Goal of the exercise: Restate, exactly and without pictures, the lines from the start of the listing below through the line holding "(0,0) rectangle (1309,1816);".

Data segment:
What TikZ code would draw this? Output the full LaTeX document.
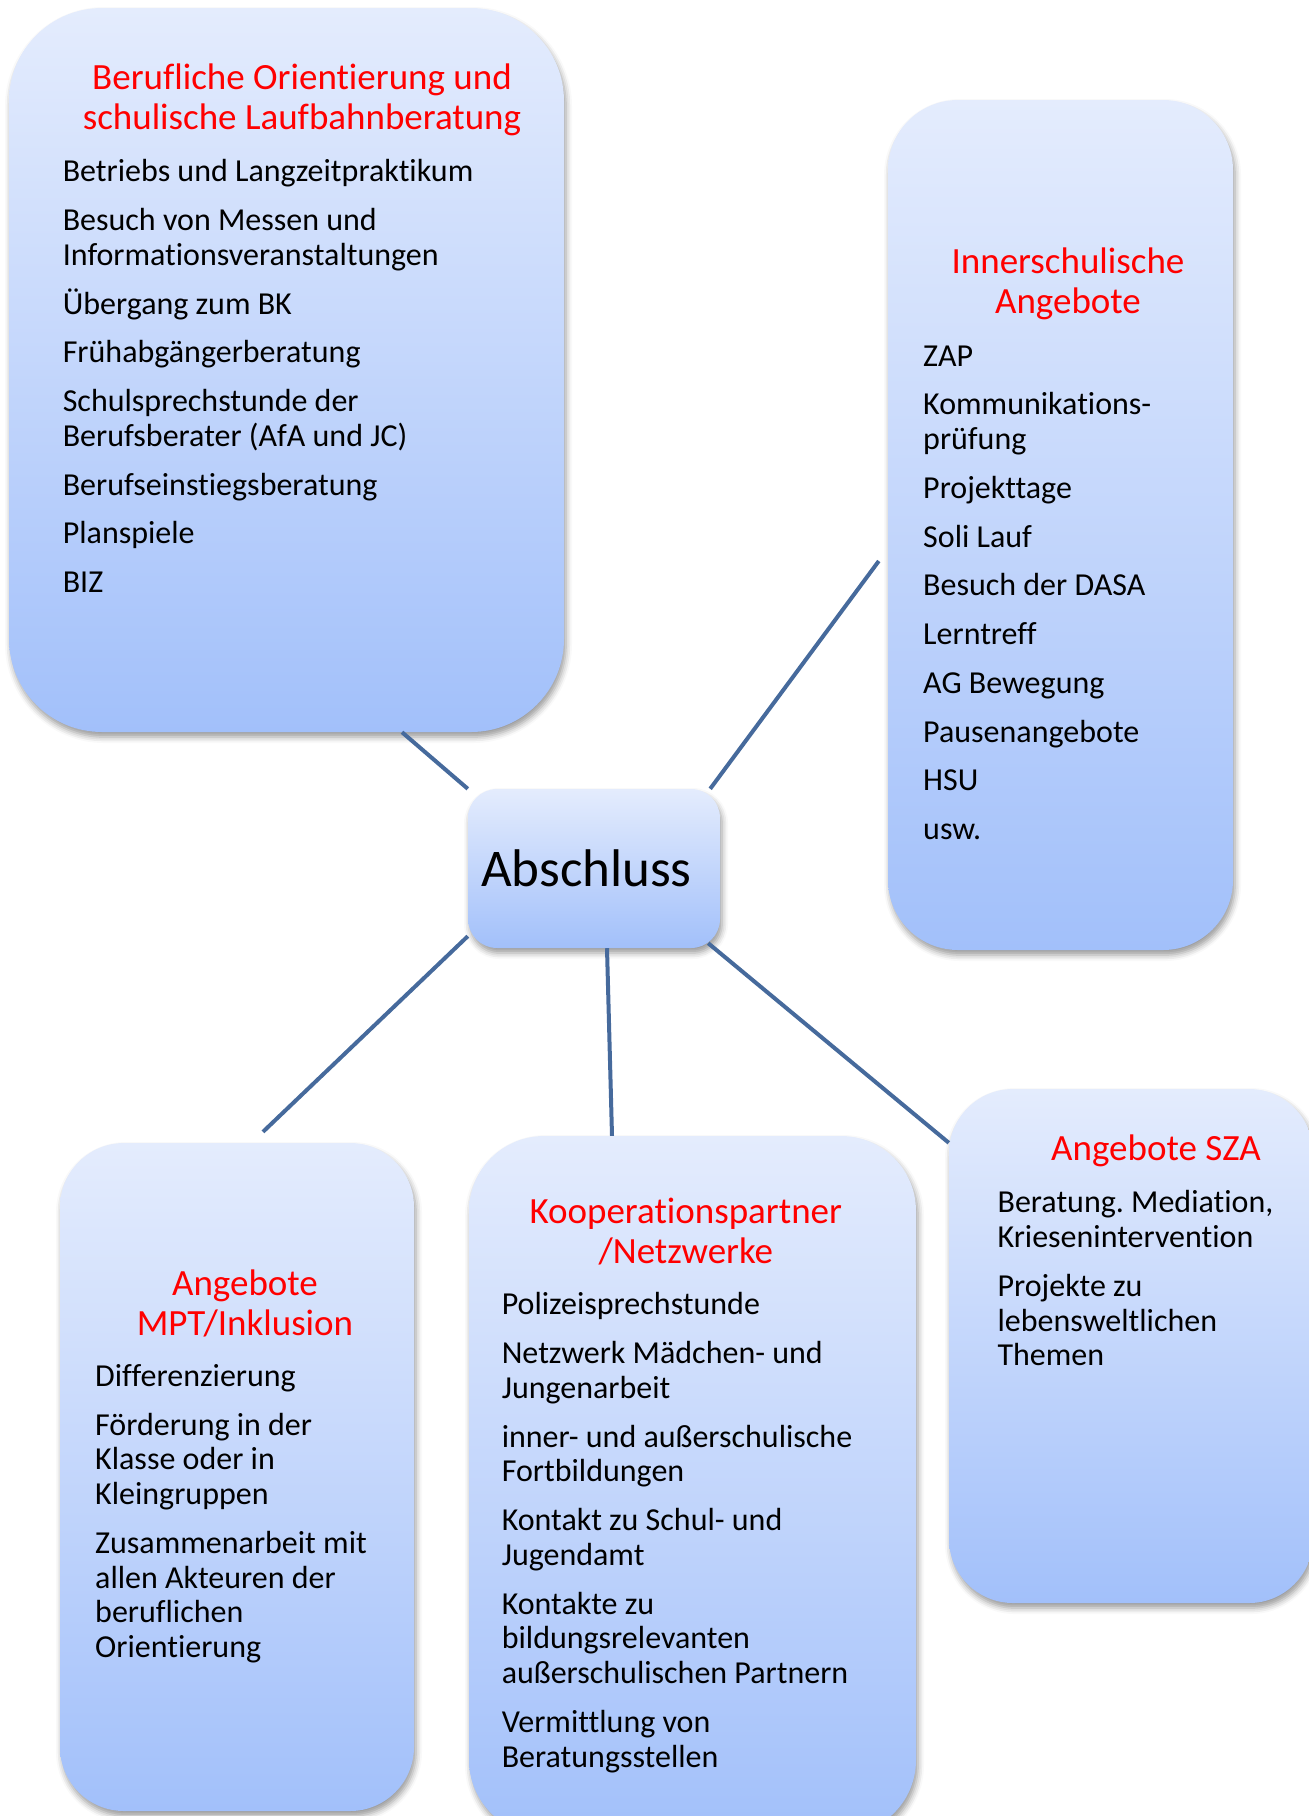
\documentclass[tikz,border=0pt]{standalone}
\usepackage{fontspec}
\setmainfont{Carlito}[Ligatures=NoCommon]
\frenchspacing
\usetikzlibrary{shadows.blur}
\definecolor{boxtop}{RGB}{228,236,253}
\definecolor{boxbot}{RGB}{162,192,250}
\definecolor{linkblue}{RGB}{70,106,156}
\begin{document}
\begin{tikzpicture}[
    x=1pt, y=-1pt,
    box/.style={rounded corners=#1, top color=boxtop, bottom color=boxbot, draw=none, inner sep=0pt,
      blur shadow={shadow xshift=2pt, shadow yshift=-5pt, shadow blur radius=6pt, shadow opacity=40}},
    head/.style={text=red, align=center, inner sep=0pt, font=\fontsize{37}{40.5}\selectfont},
    body/.style={anchor=north west, align=left, inner sep=0pt, font=\fontsize{32}{34.75}\selectfont},
    link/.style={draw=linkblue, line width=4pt}
  ]
    \useasboundingbox (0,0) rectangle (1309,1816);

    % Kaesten
    \node[box=93, minimum width=555pt, minimum height=724pt] (b1) at (286.5,370) {};
    \node[box=70, minimum width=345pt, minimum height=850pt] (b2) at (1060.5,525) {};
    \node[box=64, minimum width=354pt, minimum height=668pt] (b3) at (237,1477) {};
    \node[box=75, minimum width=447pt, minimum height=699pt] (b4) at (692.5,1485.5) {};
    \node[box=64, minimum width=364pt, minimum height=514pt] (b5) at (1131,1346) {};
    \node[box=29, minimum width=252pt, minimum height=159pt, text width=226pt, align=left,
      font=\fontsize{53}{60}\selectfont] (abschluss) at (594,868.5) {Abschluss};

    \node[head] (t1) at (302,99.9) {Berufliche Orientierung und\\schulische Laufbahnberatung};
    \node[body] (l1) at (62.6,159.4) {Betriebs und Langzeitpraktikum\\[14pt]
      Besuch von Messen und\\Informationsveranstaltungen\\[14pt]
      Übergang zum BK\\[14pt]
      Frühabgängerberatung\\[14pt]
      Schulsprechstunde der\\Berufsberater (AfA und JC)\\[14pt]
      Berufseinstiegsberatung\\[14pt]
      Planspiele\\[14pt]
      BIZ};

    \node[head] (t2) at (1068,284) {Innerschulische\\Angebote};
    \node[body] (l2) at (923,345.3) {ZAP\\[14pt]
      Kommunikations-\\prüfung\\[14pt]
      Projekttage\\[14pt]
      Soli Lauf\\[14pt]
      Besuch der DASA\\[14pt]
      Lerntreff\\[14pt]
      AG Bewegung\\[14pt]
      Pausenangebote\\[14pt]
      HSU\\[14pt]
      usw.};

    \node[head] (t3) at (245,1303.5) {Angebote\\MPT/Inklusion};
    \node[body] (l3) at (95,1364.2) {Differenzierung\\[14pt]
      Förderung in der\\Klasse oder in\\Kleingruppen\\[14pt]
      Zusammenarbeit mit\\allen Akteuren der\\beruflichen\\Orientierung};

    \node[head] (t4) at (685.8,1231.7) {Kooperationspartner\\/Netzwerke};
    \node[body] (l4) at (501.6,1292.4) {Polizeisprechstunde\\[14pt]
      Netzwerk Mädchen- und\\Jungenarbeit\\[14pt]
      inner- und außerschulische\\Fortbildungen\\[14pt]
      Kontakt zu Schul- und\\Jugendamt\\[14pt]
      Kontakte zu\\bildungsrelevanten\\außerschulischen Partnern\\[14pt]
      Vermittlung von\\Beratungsstellen};

    \node[head] (t5) at (1156,1150.6) {Angebote SZA};
    \node[body] (l5) at (997.4,1190.4) {Beratung. Mediation,\\Kriesenintervention\\[14pt]
      Projekte zu\\lebensweltlichen\\Themen};

    % Verbindungen
    \draw[link] (abschluss.north west) -- ([xshift=115.5pt]b1.south);
    \draw[link] ([xshift=-10pt]abschluss.north east) -- ([xshift=-9pt,yshift=-36pt]b2.west);
    \draw[link] ([yshift=12pt]abschluss.south west) -- ([xshift=26pt,yshift=11pt]b3.north);
    \draw[link] ([xshift=13pt]abschluss.south) -- ([xshift=-80.5pt]b4.north);
    \draw[link] ([xshift=-12pt,yshift=5pt]abschluss.south east) -- ([yshift=-54pt]b5.north west);
  \end{tikzpicture}
\end{document}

Solution to this problem:
What TikZ code would draw this? Output the full LaTeX document.
\documentclass[tikz,border=0pt]{standalone}
\usepackage{fontspec}
\setmainfont{Carlito}[Ligatures=NoCommon]
\frenchspacing
\usetikzlibrary{shadows.blur}
\definecolor{boxtop}{RGB}{228,236,253}
\definecolor{boxbot}{RGB}{162,192,250}
\definecolor{linkblue}{RGB}{70,106,156}
\begin{document}
\begin{tikzpicture}[
    x=1pt, y=-1pt,
    box/.style={rounded corners=#1, top color=boxtop, bottom color=boxbot, draw=none, inner sep=0pt,
      blur shadow={shadow xshift=2pt, shadow yshift=-5pt, shadow blur radius=6pt, shadow opacity=40}},
    head/.style={text=red, align=center, inner sep=0pt, font=\fontsize{37}{40.5}\selectfont},
    body/.style={anchor=north west, align=left, inner sep=0pt, font=\fontsize{32}{34.75}\selectfont},
    link/.style={draw=linkblue, line width=4pt}
  ]
    \useasboundingbox (0,0) rectangle (1309,1816);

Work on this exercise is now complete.